Like Pool of London, the film's intermixing of crime genre conventions, a
'colour problem' storyline and documentary-style location photography places it
closer to social realism than to the comparatively sensationalist 'social
problem' films - Sapphire (d. Basil Dearden, 1959) and Flame in the Streets (d.
Roy Ward Baker, 1961) - that followed the 1958 Notting Hill race riots.
The antagonistic relationship between the two compatriots, Victor Conway and
Joe Martell represents an unusual departure from the period's dominant image of
an undifferentiated West Indian community. Joe is a rogue in search of easy money;
Victor is a conscientious, hard-working man.

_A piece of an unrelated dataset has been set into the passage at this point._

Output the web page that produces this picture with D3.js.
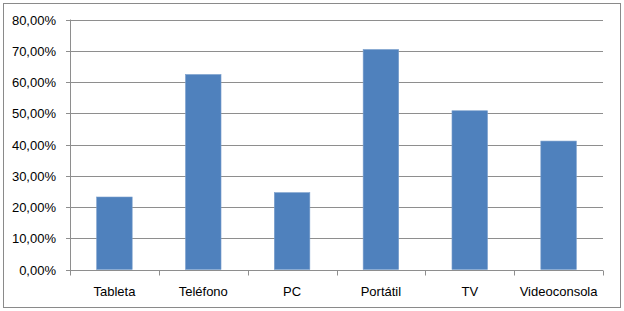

Both, though, are
victims of white prejudice (vividly expressed in a policeman's words, "if I had
my way, I'd send the lot of them packin'"), which, in turn, justifies Victor's
belief that "a coloured man is guilty until he's proved innocent". It is,
however, thanks to the generous help and conscience of white men (Danny and his
grandfather) that Victor does manage to prove his innocence. Like Pool of
London's Johnny, Victor is essentially dependent on the good will of 'white
hands', in keeping with the paternalism of a Britain still shedding its Empire.
The crime theme, dockland settings, and warm rapport between foreign-born
fugitive and child prefigure J. Lee Thompson's Tiger Bay (1959). In The Heart
Within, paper-boy Danny (a 15-year-old David Hemmings) assists a West Indian
docker; in Tiger Bay, Hayley Mills' wastrel befriends a Polish seaman-murderer.
The Notting Hill riots took place during Tiger Bay's location shooting, which
may partly explain why, unlike in The Heart Within, black faces appear only
fleetingly. Television offered slightly better opportunities for black actors:
Earl Cameron, Pauline Henriques and Gloria Simpson had all appeared in the dramatised documentary A Man from the Sun (BBC, tx. 8/11/1956); Simpson and
Frank Singuineau were later the first black actress and actor to appear in a
soap opera.
The use of the 'Kings of the Caribbean' calypso band not only adds a
'colourful' tone to the grubby locations, but was also a sound commercial choice
given the popularity of such music at the time.